Work to be completed =>
Please start at the first line of the records beneath and quote each line exactly, ending with the line containing "(5.5,7.5) -- (5.5,850);".

— Start of Entries supplied —

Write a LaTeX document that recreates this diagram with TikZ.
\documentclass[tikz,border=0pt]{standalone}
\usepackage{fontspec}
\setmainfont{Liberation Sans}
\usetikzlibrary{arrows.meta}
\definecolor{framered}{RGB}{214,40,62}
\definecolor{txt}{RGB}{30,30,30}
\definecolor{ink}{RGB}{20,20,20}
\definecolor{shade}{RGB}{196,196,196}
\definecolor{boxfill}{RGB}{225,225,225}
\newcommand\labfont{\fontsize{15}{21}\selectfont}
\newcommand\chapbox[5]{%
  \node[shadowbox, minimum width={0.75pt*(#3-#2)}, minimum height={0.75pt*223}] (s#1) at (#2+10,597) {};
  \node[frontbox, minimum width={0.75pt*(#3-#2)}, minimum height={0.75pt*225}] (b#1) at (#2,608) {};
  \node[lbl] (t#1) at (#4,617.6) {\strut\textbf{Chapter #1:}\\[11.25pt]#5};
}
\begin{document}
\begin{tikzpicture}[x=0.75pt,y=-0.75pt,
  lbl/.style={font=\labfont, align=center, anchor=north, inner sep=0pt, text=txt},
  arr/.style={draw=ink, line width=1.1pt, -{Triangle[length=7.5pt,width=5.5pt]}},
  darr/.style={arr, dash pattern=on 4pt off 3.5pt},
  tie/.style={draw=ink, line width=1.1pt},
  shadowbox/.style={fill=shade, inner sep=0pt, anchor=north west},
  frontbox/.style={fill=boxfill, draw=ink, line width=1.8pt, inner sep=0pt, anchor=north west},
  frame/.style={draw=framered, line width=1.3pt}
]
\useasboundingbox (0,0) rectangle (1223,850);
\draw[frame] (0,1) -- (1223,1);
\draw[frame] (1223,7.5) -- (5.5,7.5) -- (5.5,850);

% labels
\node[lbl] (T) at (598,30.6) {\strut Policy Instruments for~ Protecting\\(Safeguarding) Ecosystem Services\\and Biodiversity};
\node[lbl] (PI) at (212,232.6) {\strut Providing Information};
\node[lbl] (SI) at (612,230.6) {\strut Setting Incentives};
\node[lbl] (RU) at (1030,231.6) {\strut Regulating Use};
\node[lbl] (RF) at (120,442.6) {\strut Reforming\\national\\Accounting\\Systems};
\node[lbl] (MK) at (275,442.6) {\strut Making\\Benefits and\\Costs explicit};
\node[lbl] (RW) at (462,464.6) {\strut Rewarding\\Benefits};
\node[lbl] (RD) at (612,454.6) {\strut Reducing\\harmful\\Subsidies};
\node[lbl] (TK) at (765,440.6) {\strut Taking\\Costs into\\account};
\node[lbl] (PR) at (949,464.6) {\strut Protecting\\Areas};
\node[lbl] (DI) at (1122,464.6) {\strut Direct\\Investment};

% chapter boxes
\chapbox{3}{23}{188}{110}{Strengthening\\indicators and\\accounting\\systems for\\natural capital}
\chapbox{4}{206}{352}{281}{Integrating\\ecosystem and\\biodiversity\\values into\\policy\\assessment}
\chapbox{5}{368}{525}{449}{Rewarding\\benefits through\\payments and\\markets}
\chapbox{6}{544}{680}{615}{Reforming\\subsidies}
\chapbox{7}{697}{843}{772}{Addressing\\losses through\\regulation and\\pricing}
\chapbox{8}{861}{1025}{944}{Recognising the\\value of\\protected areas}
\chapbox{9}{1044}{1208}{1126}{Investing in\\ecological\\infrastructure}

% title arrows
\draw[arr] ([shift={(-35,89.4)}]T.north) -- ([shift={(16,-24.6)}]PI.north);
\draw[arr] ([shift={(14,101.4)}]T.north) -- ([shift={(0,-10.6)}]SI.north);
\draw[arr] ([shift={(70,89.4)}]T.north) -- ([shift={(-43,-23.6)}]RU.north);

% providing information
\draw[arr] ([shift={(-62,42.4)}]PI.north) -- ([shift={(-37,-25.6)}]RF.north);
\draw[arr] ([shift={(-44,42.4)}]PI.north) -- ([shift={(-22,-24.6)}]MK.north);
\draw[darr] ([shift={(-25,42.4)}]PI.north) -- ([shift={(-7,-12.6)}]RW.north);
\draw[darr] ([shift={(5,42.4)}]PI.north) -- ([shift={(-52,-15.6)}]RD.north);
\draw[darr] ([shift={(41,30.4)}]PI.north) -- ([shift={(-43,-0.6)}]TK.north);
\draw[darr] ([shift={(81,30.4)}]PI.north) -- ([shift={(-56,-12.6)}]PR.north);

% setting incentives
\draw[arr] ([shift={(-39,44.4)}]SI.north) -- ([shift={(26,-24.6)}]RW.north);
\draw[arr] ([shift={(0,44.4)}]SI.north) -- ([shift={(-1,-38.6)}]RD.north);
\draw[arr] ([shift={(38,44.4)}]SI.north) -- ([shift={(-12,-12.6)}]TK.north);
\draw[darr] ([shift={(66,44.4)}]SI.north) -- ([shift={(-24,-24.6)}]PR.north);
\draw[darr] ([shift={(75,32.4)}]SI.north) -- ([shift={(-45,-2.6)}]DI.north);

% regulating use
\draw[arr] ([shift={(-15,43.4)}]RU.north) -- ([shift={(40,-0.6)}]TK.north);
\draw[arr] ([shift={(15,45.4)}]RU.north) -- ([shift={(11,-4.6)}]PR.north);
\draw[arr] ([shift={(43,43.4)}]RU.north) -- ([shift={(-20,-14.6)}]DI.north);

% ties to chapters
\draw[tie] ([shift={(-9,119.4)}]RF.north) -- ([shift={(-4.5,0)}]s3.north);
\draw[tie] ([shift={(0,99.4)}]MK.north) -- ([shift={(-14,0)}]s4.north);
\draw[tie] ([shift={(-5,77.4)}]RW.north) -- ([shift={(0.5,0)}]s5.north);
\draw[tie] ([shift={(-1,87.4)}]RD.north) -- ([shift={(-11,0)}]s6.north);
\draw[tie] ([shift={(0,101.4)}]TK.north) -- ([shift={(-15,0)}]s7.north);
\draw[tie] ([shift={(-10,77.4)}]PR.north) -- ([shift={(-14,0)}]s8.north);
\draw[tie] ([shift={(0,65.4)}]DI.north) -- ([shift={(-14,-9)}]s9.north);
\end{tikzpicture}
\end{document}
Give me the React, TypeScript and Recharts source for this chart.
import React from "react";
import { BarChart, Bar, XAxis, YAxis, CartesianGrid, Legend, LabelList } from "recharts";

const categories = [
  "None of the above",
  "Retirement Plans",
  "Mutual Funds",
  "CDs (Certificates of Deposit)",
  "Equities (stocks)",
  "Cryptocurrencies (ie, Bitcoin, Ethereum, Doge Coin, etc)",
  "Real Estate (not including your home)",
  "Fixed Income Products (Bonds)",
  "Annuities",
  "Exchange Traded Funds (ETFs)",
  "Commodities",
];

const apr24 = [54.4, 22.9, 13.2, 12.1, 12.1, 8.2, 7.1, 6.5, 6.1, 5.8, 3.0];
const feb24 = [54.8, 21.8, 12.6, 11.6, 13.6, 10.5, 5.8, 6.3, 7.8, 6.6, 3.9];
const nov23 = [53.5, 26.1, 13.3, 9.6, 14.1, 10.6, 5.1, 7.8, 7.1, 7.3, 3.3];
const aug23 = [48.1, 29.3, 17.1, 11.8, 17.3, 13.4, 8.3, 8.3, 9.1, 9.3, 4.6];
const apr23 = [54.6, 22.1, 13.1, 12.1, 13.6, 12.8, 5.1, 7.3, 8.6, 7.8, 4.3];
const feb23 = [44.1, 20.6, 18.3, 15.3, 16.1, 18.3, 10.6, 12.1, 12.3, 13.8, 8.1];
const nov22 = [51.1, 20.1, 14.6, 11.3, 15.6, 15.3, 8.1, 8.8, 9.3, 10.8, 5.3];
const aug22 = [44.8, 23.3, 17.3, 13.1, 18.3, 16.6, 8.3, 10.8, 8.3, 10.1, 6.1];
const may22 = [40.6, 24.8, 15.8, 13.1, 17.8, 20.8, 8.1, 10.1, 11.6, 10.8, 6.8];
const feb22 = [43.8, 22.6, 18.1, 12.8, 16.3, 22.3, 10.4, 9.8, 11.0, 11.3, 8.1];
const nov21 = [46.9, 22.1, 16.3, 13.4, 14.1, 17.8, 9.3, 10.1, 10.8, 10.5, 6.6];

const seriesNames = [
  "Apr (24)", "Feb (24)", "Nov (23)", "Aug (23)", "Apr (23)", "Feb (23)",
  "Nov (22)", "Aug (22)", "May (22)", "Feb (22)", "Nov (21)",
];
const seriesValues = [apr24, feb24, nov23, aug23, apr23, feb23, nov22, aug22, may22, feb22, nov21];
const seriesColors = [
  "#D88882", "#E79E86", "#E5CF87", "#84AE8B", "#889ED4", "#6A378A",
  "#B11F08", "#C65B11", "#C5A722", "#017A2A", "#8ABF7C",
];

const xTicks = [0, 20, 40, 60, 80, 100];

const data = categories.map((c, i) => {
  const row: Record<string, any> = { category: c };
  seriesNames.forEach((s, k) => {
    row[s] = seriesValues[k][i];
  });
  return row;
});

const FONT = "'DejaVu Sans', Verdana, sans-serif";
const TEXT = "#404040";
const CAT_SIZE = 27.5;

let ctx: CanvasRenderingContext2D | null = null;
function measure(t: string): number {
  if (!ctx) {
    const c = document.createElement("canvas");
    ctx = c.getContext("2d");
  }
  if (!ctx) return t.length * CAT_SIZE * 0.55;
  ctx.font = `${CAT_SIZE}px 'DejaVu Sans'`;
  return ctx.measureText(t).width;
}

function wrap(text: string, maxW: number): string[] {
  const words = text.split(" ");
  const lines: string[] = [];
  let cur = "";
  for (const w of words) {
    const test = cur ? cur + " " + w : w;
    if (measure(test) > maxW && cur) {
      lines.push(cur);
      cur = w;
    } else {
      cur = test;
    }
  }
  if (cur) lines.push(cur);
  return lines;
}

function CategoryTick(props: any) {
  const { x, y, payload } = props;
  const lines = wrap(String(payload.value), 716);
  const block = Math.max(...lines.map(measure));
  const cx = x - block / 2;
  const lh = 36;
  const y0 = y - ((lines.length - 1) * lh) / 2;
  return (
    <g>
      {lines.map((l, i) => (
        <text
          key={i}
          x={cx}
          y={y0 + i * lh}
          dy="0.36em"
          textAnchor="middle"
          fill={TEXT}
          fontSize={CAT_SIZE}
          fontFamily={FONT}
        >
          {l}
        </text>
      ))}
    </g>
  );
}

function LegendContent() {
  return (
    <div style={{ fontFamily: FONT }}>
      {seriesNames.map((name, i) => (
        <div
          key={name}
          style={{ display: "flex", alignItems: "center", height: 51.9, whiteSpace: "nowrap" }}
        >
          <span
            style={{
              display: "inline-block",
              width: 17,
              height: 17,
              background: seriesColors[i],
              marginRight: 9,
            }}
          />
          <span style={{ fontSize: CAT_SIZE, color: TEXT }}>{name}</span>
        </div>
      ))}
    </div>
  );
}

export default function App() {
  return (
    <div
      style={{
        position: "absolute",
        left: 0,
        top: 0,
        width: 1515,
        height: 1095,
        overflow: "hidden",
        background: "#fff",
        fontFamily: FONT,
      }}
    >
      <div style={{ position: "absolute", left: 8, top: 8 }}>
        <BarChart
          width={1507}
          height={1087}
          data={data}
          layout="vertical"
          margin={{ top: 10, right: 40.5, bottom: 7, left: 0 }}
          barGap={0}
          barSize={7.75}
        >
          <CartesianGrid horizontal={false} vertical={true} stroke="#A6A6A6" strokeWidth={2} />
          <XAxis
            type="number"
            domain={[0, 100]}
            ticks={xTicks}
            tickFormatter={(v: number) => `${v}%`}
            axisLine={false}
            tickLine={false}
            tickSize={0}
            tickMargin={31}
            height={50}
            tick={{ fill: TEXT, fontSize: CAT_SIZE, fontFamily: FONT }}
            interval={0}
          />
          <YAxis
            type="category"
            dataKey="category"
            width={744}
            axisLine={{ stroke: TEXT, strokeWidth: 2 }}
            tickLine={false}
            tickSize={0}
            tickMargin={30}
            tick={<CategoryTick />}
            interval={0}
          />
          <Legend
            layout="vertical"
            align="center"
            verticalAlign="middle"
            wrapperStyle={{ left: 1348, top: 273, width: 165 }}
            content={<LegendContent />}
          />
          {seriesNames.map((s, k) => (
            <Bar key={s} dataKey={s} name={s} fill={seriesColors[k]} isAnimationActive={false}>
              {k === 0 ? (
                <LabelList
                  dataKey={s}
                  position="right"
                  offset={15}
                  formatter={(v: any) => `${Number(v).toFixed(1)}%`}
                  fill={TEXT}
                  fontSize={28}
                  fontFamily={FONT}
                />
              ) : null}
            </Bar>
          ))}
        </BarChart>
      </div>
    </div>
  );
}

— End of Entries supplied —

Exercise result =>
Write a LaTeX document that recreates this diagram with TikZ.
\documentclass[tikz,border=0pt]{standalone}
\usepackage{fontspec}
\setmainfont{Liberation Sans}
\usetikzlibrary{arrows.meta}
\definecolor{framered}{RGB}{214,40,62}
\definecolor{txt}{RGB}{30,30,30}
\definecolor{ink}{RGB}{20,20,20}
\definecolor{shade}{RGB}{196,196,196}
\definecolor{boxfill}{RGB}{225,225,225}
\newcommand\labfont{\fontsize{15}{21}\selectfont}
\newcommand\chapbox[5]{%
  \node[shadowbox, minimum width={0.75pt*(#3-#2)}, minimum height={0.75pt*223}] (s#1) at (#2+10,597) {};
  \node[frontbox, minimum width={0.75pt*(#3-#2)}, minimum height={0.75pt*225}] (b#1) at (#2,608) {};
  \node[lbl] (t#1) at (#4,617.6) {\strut\textbf{Chapter #1:}\\[11.25pt]#5};
}
\begin{document}
\begin{tikzpicture}[x=0.75pt,y=-0.75pt,
  lbl/.style={font=\labfont, align=center, anchor=north, inner sep=0pt, text=txt},
  arr/.style={draw=ink, line width=1.1pt, -{Triangle[length=7.5pt,width=5.5pt]}},
  darr/.style={arr, dash pattern=on 4pt off 3.5pt},
  tie/.style={draw=ink, line width=1.1pt},
  shadowbox/.style={fill=shade, inner sep=0pt, anchor=north west},
  frontbox/.style={fill=boxfill, draw=ink, line width=1.8pt, inner sep=0pt, anchor=north west},
  frame/.style={draw=framered, line width=1.3pt}
]
\useasboundingbox (0,0) rectangle (1223,850);
\draw[frame] (0,1) -- (1223,1);
\draw[frame] (1223,7.5) -- (5.5,7.5) -- (5.5,850);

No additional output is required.